There is a list of propositions discussed so far in this site.
Main Body
1: Description
For any Dedekind cut \(r\), the minus Dedekind cut, \(-r:= \{q \in \mathbb{Q}\vert \exists q' q \lt q' \text{ and } -q' \notin r\}\), is really a Dedekind cut.
2: Proof
Let us prove that \(-r \neq \emptyset\) and \(-r \neq \mathbb{Q}\). As \(r \neq \mathbb{Q}\), there is a rational number, \(q_1 \in \mathbb{Q}\), such that \(q_1 \notin r\). For any \(q_2 \in \mathbb{Q}\) such that \(q_1 \lt q_2\), \(q_2 \notin r\). \(- q_2 \in - r\)?
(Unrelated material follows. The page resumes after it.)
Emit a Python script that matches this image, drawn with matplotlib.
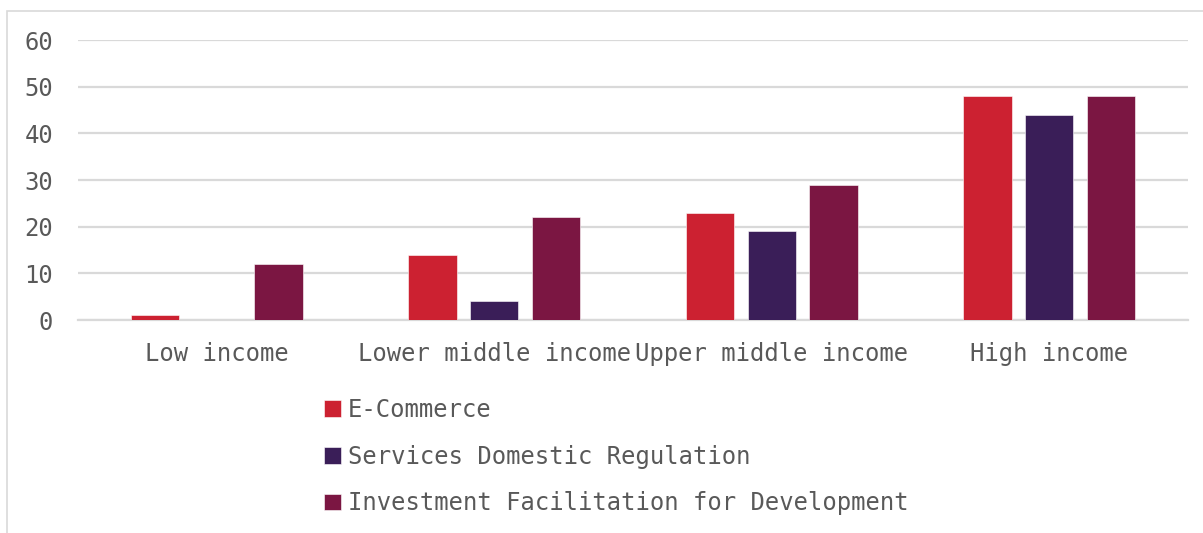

Is there a \(- q_3 \in \mathbb{Q}\) such that \(- q_2 \lt - q_3\) and \(- - q_3 = q_3 \notin r\)? Yes, as \(- q_3\) can be taken to be \(- q_3 = - q_1\). As \(r \neq \emptyset\), there is a \(q_1 \in \mathbb{Q}\) such that \(q_1 \in r\). \(- q_1 \notin -r\)? For any \(- q_2 \in \mathbb{Q}\) such that \(- q_1 \lt - q_2\), \(- - q_2 = q_2 \lt q_1 \in r\), so, \(- - q_2 \in r\). So, yes.
If \(q_1 \in - r\), for any \(q_2 \in \mathbb{Q}\) such that \(q_2 \lt q_1\), \(q_2 \in - r\), obviously.
Let us prove that \(- r\) has no largest element. Let us suppose that \(- r\) had the largest element, \(- q_1\). Let us denote the Dedekind cut of \(q_1\) by \(\tilde{q_1}\), which would mean that \(\tilde{q_1} = \{q \in \mathbb{Q}\vert q \lt q_1\}\). \(- q_1 \notin - \tilde{q_1}\), because for any \(- q_2 \in \mathbb{Q}\) such that \(- q_1 \lt - q_2\), \(- - q_2 = q_2 \lt - - q_1 = q_1\), so, \(- - q_2 \in \tilde{q_1}\). As \(- q_1 \in - r\), \(r \subset \tilde{q_1}\), because \(- - q_2 \notin r\) while \(- - q_2 \in \tilde{q_1}\) for a \(q_2\). There would be a rational number, \(q_3 \in \mathbb{Q}\) such that \(r \subset \tilde{q_3} \subset \tilde{q_1}\), by the proposition that for any 2 Dedekind cuts, there is a rational Dedekind cut between them. Would be \(- q_3 \in - r\)? Would there be \(- q_4 \in \mathbb{Q}\) such that \(- q_3 \lt - q_4\) and \(- - q_4 = q_4 \notin r\)? As \(r \subset \tilde{q_3}\), there would be a \(q_4 \in \mathbb{Q}\) such that \(q_4 \notin r\) and \(q_4 \in \tilde{q_3}\), which would mean that \(q_4 \lt q_3\), so, \(- q_3 \lt - q_4\). So, yes. But \(q_3 \lt q_1\), so, \(- q_1 \lt - q_3\), a contradiction against \(- q_1\)'s being the largest element.